Gem is also available as one component of the fungicide Adament. Adament is a mixture of two fungicides – Gem and the SI Elite. For leaf spot control, the Elite component of Adament would be essentially ineffective. Thus, Adament would be most effective when used at a timing where American brown rot control is also needed. It is also critical to use a rate of Adament that ensures that the Gem component is at a rate sufficient for leaf spot control. Adament at the 6 oz/A rate is equivalent to 3 fl oz Gem + 3.3 oz Elite. Adament at the 8 oz rate is equivalent to 4 fl oz Gem + 4.4 oz Elite. Adament should also be tank-mixed with Captan for resistance management.
Syllit (dodine), at 24 to 27 fl oz per acre, is an excellent leaf spot material. In a survey conducted in 2007, we did not isolate strains of the leaf spot fungus that were resistant to Syllit. However, experience tells us that Syllit is a fungicide that is resistance-prone, so, Syllit should also be tank-mixed with Captan as a resistance management strategy to prevent any buildup of dodine resistance. Also, Syllit is not as effective in controlling powdery mildew or brown rot, so Syllit is best used as a second or third cover sprays in a tank mix with Captan. The current Syllit label indicates an incompatibility with Captan, but these fungicides can be tank-mixed and a revised label indicating this is planned for 2011.

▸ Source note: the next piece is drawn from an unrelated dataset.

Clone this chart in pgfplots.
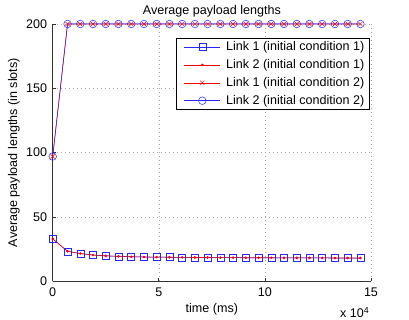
\documentclass[border=0pt]{standalone}
\usepackage{pgfplots}
\pgfplotsset{compat=1.18}
\usepackage{pgfplotstable}
\usepackage{fontspec}
\setmainfont{Liberation Sans}
\usetikzlibrary{calc}

\definecolor{mblue}{rgb}{0.15,0.15,1}
\definecolor{mred}{rgb}{1,0,0}

% initial condition 1
\pgfplotstableread{
x      linkA  linkB
0      33.0   33.0
7000   23.3   23.3
13000  21.6   21.6
19000  20.4   20.4
25000  19.8   19.8
31000  19.4   19.4
37000  19.1   19.1
43000  18.9   18.9
49000  18.8   18.8
55000  18.7   18.7
61000  18.6   18.6
67000  18.5   18.5
73000  18.5   18.5
79000  18.4   18.4
85000  18.4   18.4
91000  18.3   18.3
97000  18.3   18.3
103000 18.3   18.3
109000 18.2   18.2
115000 18.2   18.2
121000 18.2   18.2
127000 18.2   18.2
133000 18.1   18.1
139000 18.1   18.1
145000 18.1   18.1
}\icone

% initial condition 2
\pgfplotstableread{
x      linkA  linkB
0      97.0   97.0
7000   200    200
13000  200    200
19000  200    200
25000  200    200
31000  200    200
37000  200    200
43000  200    200
49000  200    200
55000  200    200
61000  200    200
67000  200    200
73000  200    200
79000  200    200
85000  200    200
91000  200    200
97000  200    200
103000 200    200
109000 200    200
115000 200    200
121000 200    200
127000 200    200
133000 200    200
139000 200    200
145000 200    200
}\ictwo

\begin{document}
\begin{tikzpicture}[font=\fontsize{12.6}{15}\selectfont]
\begin{axis}[
    scale only axis,
    width=318.3bp, height=257.3bp,
    xmin=0, xmax=150000, ymin=0, ymax=200,
    xtick={0,50000,100000,150000},
    ytick={0,50,100,150,200},
    scaled x ticks=base 10:-4,
    xtick scale label code/.code={x 10\textsuperscript{4}},
    every x tick scale label/.style={at={(rel axis cs:1,0)}, anchor=north east,
        inner sep=0pt, xshift=-1.5bp, yshift=-19.5bp},
    /pgf/number format/assume math mode=true,
    axis lines=left,
    axis line style={-, black!80, line width=0.6bp},
    tick align=inside,
    major tick length=3bp,
    tick style={black!80, line width=0.6bp},
    xticklabel style={inner sep=0pt, yshift=-6bp},
    yticklabel style={inner sep=0pt, xshift=-5.5bp},
    grid=major,
    grid style={dash pattern=on 1bp off 3bp, line width=0.5bp, gray!70},
    title={Average payload lengths},
    title style={at={(axis description cs:0.5,1)}, anchor=south, inner sep=0pt, yshift=1bp},
    xlabel={time (ms)},
    xlabel style={at={(axis description cs:0.5,0)}, anchor=center, inner sep=0pt, yshift=-28bp},
    ylabel={Average payload lengths (in slots)},
    ylabel style={at={([xshift=-38.7bp]axis description cs:0,0.5)}, anchor=center, inner sep=0pt},
    clip=false,
    legend style={at={(rel axis cs:1,1)}, anchor=north east, xshift=-2bp, yshift=-14bp,
        draw=black, line width=0.5bp, fill=white,
        inner xsep=3bp, inner ysep=2bp, row sep=4.3bp, column sep=4bp,
        nodes={inner sep=1.5bp}, cells={anchor=west}},
    legend image code/.code={
        \path (0bp,0bp);
        \draw[mark repeat=2, mark phase=2] plot coordinates {(4.5bp,0bp) (22.5bp,0bp) (40.5bp,0bp)};
    },
]
\addplot[mblue, line width=0.5bp, mark=square, mark size=3.5bp, mark options={line width=0.5bp}]
    table[x=x, y=linkA] {\icone};
\addlegendentry{Link 1 (initial condition 1)}
\addplot[mred, line width=0.6bp, mark=*, mark size=1bp]
    table[x=x, y=linkB] {\icone};
\addlegendentry{Link 2 (initial condition 1)}
\addplot[mred, line width=0.6bp, mark=x, mark size=3bp, mark options={line width=0.5bp}]
    table[x=x, y=linkA] {\ictwo};
\addlegendentry{Link 1 (initial condition 2)}
\addplot[mblue, line width=0.5bp, mark=o, mark size=3.8bp, mark options={line width=0.5bp}]
    table[x=x, y=linkB] {\ictwo};
\addlegendentry{Link 2 (initial condition 2)}
\end{axis}
\pgfresetboundingbox
\path ($(current axis.south west)+(-52.7bp,-38.7bp)$) rectangle ($(current axis.north east)+(38bp,24bp)$);
\end{tikzpicture}
\end{document}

Copper has proven be a highly effective fungicide for cherry leaf spot control. Results from several years of experiments consistently show that cherry leaf spot treatments utilizing one, two or three cover sprays of copper sulfate (1.2 lbs metallic Cu per acre) provided excellent cherry leaf spot control equivalent to or better than standard programs using conventional fungicides, such as strobilurins. Successful efficacy of copper compounds aids both conventional growers, as copper extends the life of traditional fungicides, and organic growers because copper is the only viable option for disease control in tart cherry. The only detriment to copper use is the potential for phytotoxicity effects to tart cherry trees.
When copper compounds are applied to tart cherry trees in advance of hot, dry weather, the trees can exhibit phytotoxicity symptoms such as bronzing on the undersides of leaves, large yellow and brown blotches on the upper surface of a few leaves, or blackening of veins on the undersides of leaves. In severe cases, copper phytotoxicity can also cause leaf defoliation. Thus, the second and third cover timings are good for copper use if temperatures are not projected to remain above 80°F for several days. However, we have been trying to quantify the phytotoxicity of copper use for many years, and we have not been successful in showing the potential impacts of multiple copper sprays in hot conditions. Adding lime to the tank can help minimize phytotoxicity in hot conditions. Growers should also remember that the copper and lime combination in a tank will render Imidan ineffectual due to the lime component.
If leaf spot infections are visible in orchards at harvest or if weather is highly conducive to infection events during harvest, we continue to suggest that chlorothalonil (Bravo) is the only real option for post-harvest cherry leaf spot sprays. At the timings it can be used – before shuck split and post-harvest – Bravo is the resistance management, or prevention, fungicide of choice because using it reduces the number of applications of other at-risk materials.